Sandton, Bryanston already have a glut of offices — and Rosebank is next, says Investec
- The Investec Property Fund has reported a negative rental reversion rate for the past six months - which means that lower rents were secured than before.
- The fund says this is due in part to an oversupply of offices in Sandton and Bryanston, with Rosebank also increasingly seeing a glut offices.
- The fund is selling local properties and investing in European industrial facilities.
- For more stories, go to Business Insider South Africa.
Landlords are finding it increasingly difficult to hike rents due in part to a glut of offices in Gauteng, as results from the Investec Property Fund, released on Tuesday, show.
“Rental growth remaining under pressure with visible or foreseeable oversupply across all major offices nodes, in particular Sandton, Bryanston and within the next 18 months, Rosebank,” according to the fund.
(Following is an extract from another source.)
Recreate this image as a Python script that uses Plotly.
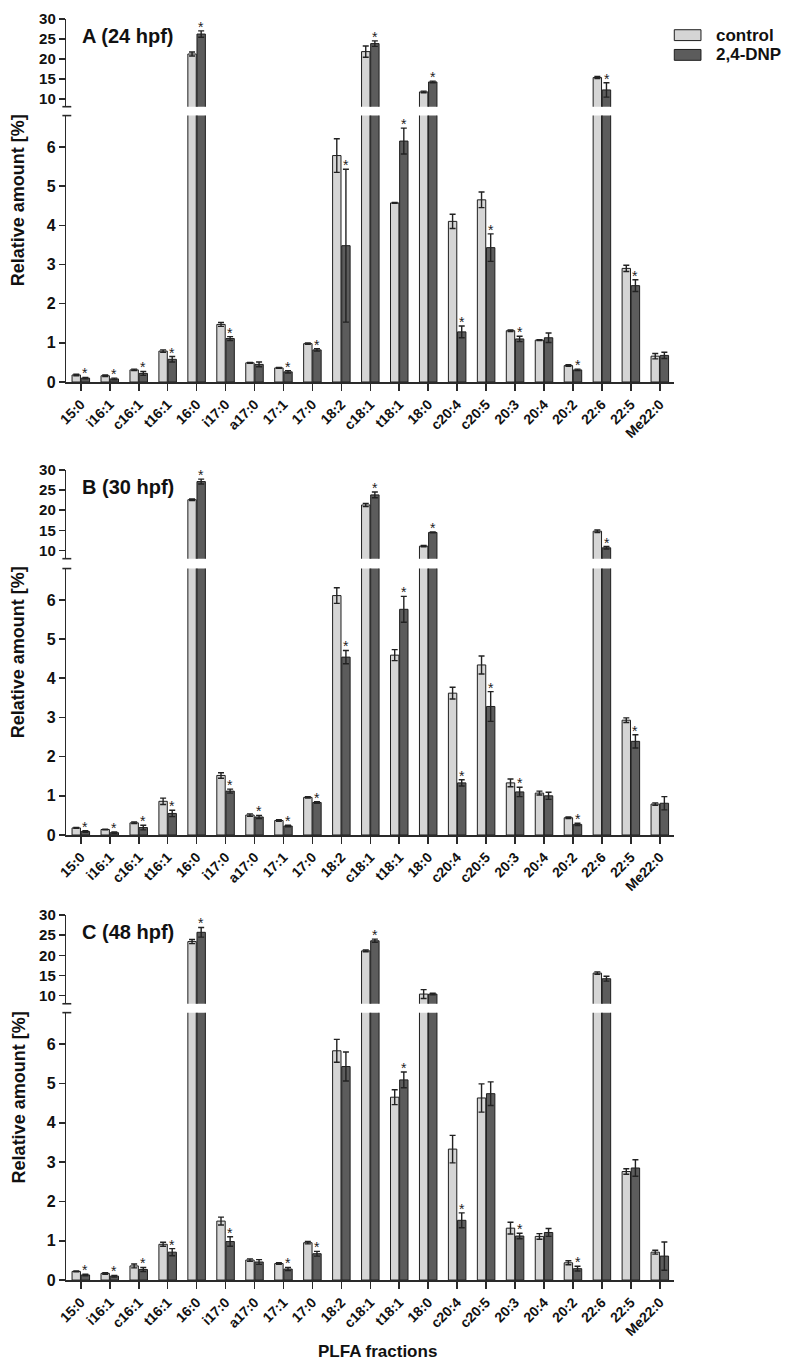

The fund owns more than 100 properties in South Africa, including The Firs in Rosebank, 1 Protea Place in Sandton, and the Design Quarter in Fourways.
For the six months to end-March, the group reported an average rental reversion rate of negative 6.9%. A rental reversion rate indicates whether expiring leases that were renewed in the past six months had higher or lower rental rates than before. A positive rental reversion rate confirms that higher rental rates were obtained.
It said the negative rental reversion rate reflects the depressed state of the market – but is in line with its strategy to fill space rather than have properties stand empty. Its vacancy rate fell to 2.4%, from 4.0% a year ago.
Redefine Properties, which owns more than 300 large properties, last week reported an average rental reversion rate of negative 6%.
The Investec Property Fund says an agreement with the embattled retailer Edcon, which has negotiated lower rents with landlords, also took a toll.
Along with the weak rents, the funds also saw its rates bill go up by a massive 25.8% due to significant municipal revaluations of its offices.
The fund posted a final dividend of 73.51 cents per share (cps) for the six months ended 31 March 2019. For the past year, the full year dividend was 142.3 cps - 5.1% higher than the previous year. This was primarily thanks to a strong performance of its European properties.
Four properties were sold in the past six months, and management plans to sell another R600 million worth of SA properties over the next twelve months.
Given the “prevailing challenging macro-economic environment in South Africa”, the fund is not using the proceeds to buy local properties, but investing in its European portfolio instead. So far the fund has invested in €83.7 million in European logistics facilities, which has so far delivered a total return (in euro) of 26% since the initial investment a year ago.
The fund is also investing €64.5 million 21 primarily industrial properties, in the Netherlands, France and Germany.
The Investec Property Fund's share price dipped 1.4% following the results.